Welcome to our members quarterly that looks at the trends that are shaping the future of energy companies today. Our approach remains to be an open source, impartial platform that aggregates content for our membership. This Quarterly Review, like the ones before it, reflect the views of our members and followers all around the world. There is a plethora of platforms that offer you on the spot news to whichever device you require. However, the purpose of all of our content is to dig beyond the IR and PR statements. We look to talk to, and about, the people at the ‘coalface’ of the industry.
This statement got me thinking about coal a little, as we host two important gatherings in Canada and South Africa this month. These are two countries where coal still looms large over the power sector.
Today we have the luxury of choosing between several direct and indirect viable energy sources. Renewables and gas are two of these, and of course historically coal has been the dominant force. The decisive question we always face is “what is the optimal energy mix”? But what influences our choices for the mix? Is it energy security? Is it cost? Zero omissions? Or is it all of the above?

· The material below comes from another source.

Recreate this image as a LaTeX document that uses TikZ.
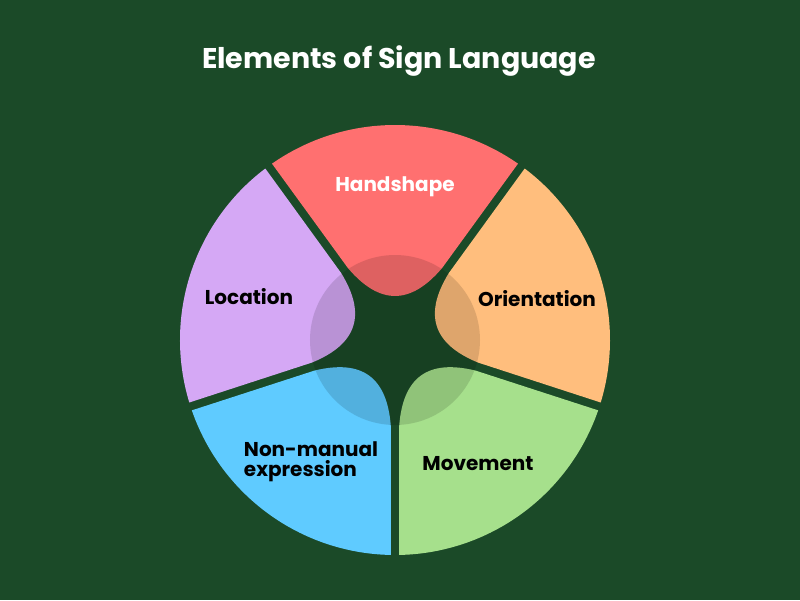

We have seen throughout the Energy Council network that transformational changes are taking place in the energy system – so far, I have said nothing new to you I am sure. The transition underway goes way beyond the energy mix itself of course.
Innovation is coming more and more into the equation. We also see optimisation through digital and smart grids. Energy storage capability is advancing every day. Yet we still keep coming back to what I believe is an archaic question – renewable vs hydrocarbons.
Let’s look at the facts. To get to net zero emissions as per the Paris Accord we will need a greater share of the global energy system to be electrified. From less than 20% today to at least 50%. If we also take in to account the increased demands for energy, the power sector alone needs to quadruple in size over the next 50 years. The final piece of the jigsaw is the 80% of the energy ecosystem that renewables are currently unsuited for. Though they may argue over a percentage here or there, everyone I meet with openly agrees with the sentiment behind these numbers. They also admit that renewables can’t do all the leg work.
I therefore suggest that we reframe the question to “Gas / Renewables vs Coal”? The single biggest energy opportunity we have as a planet is the largescale replacement of fully loaded coal generation with gas and renewables. In the latter partnership it is irrelevant who the senior partner is, rather how in unison they can accelerate the journey to decarbonisation.
Renewables will indeed grow but gas flexibility and cost dynamics are compelling beyond today. Take battery storage per MWh for instance vs. the cost of storing natural gas in an underground depleted reservoir. The latter is projected to be 1% of the cost in Technology forecasts are wildly inaccurate, but that is still a lot of innovation we are blindly hoping for, to keep the lights on.
What is in the way?
In developed markets the cost of renewables has come down so quickly that it is actually the speed of change that is getting in the way. With renewables comes volatility and that requires stability. Trying to manage changes in the energy mix requires more, not less gas generation, for stabilisation. Portfolio management of more gas and new technologies such as storage and business models, are adding new layers of complexity to decision making. All of this is in many ways is preventing a new stable status quo from emerging.
We must remember that energy is regional. Disparities clearly play a role and are at the forefront of decisions made in emerging markets. Each region has an optimal ratio of gas and renewables that will act as a sweet spot for the cleanest system at the most affordable cost. Adding at low capital cost, just the right amount of supplementary gas power capacity where and when it is needed, is a route to a low carbon future. However, for places such as South Africa and India finding the best system outcome at an optimised cost is still far from clear. This core topic is a central theme at the annual Gas to Power World Congress in Cape Town.